In New Hampshire, at the foot of Mount Washington, a coal tycoon built an all-white luxury hotel in 1902. In summer, it is said that the hotel resembles a fragment of light casting itself at your eyes, like silent incandescence shooting towards the blue sky, rooted in the midst of miles of greenery.

On July 22, 1944, representatives from 45 countries gathered in the wooden hotel, set in the middle of a golf course carved out of the great forest in the mid-mountain region. There, just a few hours drive away from Montreal, the World Bank and the International Monetary Fund were born, two institutions now in their 70s, which are, nonetheless, still not very wise.

With the woes resulting from the war of 1914, we have at least learned that politics do not solve everything. In 1919, the Treaty of Versailles gave prominence to the victors, without giving much consideration to the defeated.
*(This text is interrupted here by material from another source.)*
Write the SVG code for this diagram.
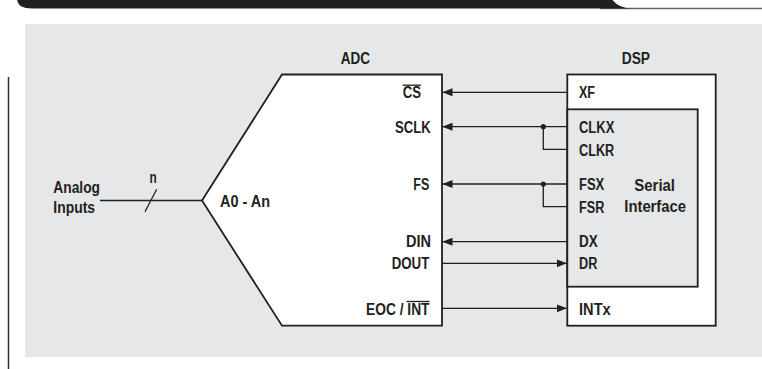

Yet, by only considering their immediate interests, the victors sowed the worst for the future, without so much as thinking about providing themselves with the means to stem inflation and promote reconstruction.

There in Bretton Woods, this international system established the mighty power of the U.S. dollar. In that summer during the time of the Normandy invasion, when the Russians were also driving back Nazi defenses, Western countries gathered in a New England forest to coolly consider reconstructing a Europe on fire.

Washington then took action and imposed its own pace. England’s longstanding upper hand on world affairs certainly seemed to have disappeared. While opinions on the new way forward for the world were divided, such as the disagreement between British economist John Maynard Keynes and U.S. economist and Treasury Department official Harry Dexter White, the American point of view would surely prevail.

The war was not yet over, but the international system was already definitely in the process of being subjected to U.S. politics, due to its overwhelming military and economic domination. In 1950, the golden age of die-hard consumption, the United States collected 60 percent of the production equipment for all capitalist countries.

Even though the Bretton Woods system crumbled in 1971, the year in which an end was put to ensuring the U.S. dollar’s convertibility to gold, the greenback’s reign would still live on. Free to wander, the dollar thus galloped off toward the vast meadows of speculation, where an increasing number of neoliberalist animals had been grazing since the 1990s, offering to stem public spending and bleed the state dry. As a result, today’s world has watched investment and solidarity logic get swept away by the logic of predation and competition.

In the case of Greece, the latest and most apparent sign of this downward spiral, there has been an imposition of measures that require the state to pull the plug on itself so that through its complete ruin, it could be said that prosperity has returned. Is Greece dead? Long live Greece!

Upon visiting Bretton Woods this summer in 2015, I could have easily imagined that the peaceful sight of the area was about the same as the one that ‘money’ had already set its eyes upon in 1944. In the large terrace located at the back of the hotel, everyone casually drank their coffee amid the rattan chairs. There, in the long wooden gallery, stood an old panoramic stainless steel telescope. For a few coins, you could take a closer look at the surrounding mountains, or even the golfers that approached in groups from afar, as well as a few horsemen riding beautiful horses.

In a short story entitled “Beautiful View,” Austrian writer Thomas Bernhard tells a story of two professors, both friends, who had reached the summit of a glacier for the sole pleasure of seeing the heights. They then found themselves in front of the telescope on top of the glacier. They each wanted to let the other have the first look. The first to take a look was delighted by the scenery he was able to see through the telescope. But when the other fixed his eyes against the telescope’s cold metal edges, he gave a loud cry and dropped dead. The friend who survived spent years asking himself what had his friend been able to see through the telescope that was so strange.

The same can be said today for those in the European Union who, sitting comfortably upon the heights of the world that they inherited from Bretton Woods, look down at Greece from so far above that they can only see the tips of their noses, which blend into the landscape that they admire for its details rather than its entirety.

The all-powerful, who hold to the provisions of this voracious economic world like a biblical truth, are then so bold as to believe in their own social senses by offering bread and essential goods to those whom they tread upon in the name of their lawful right to corpulent monetary figures.

What a sick world it is where the price of all things is currently known yet their value remains unknown.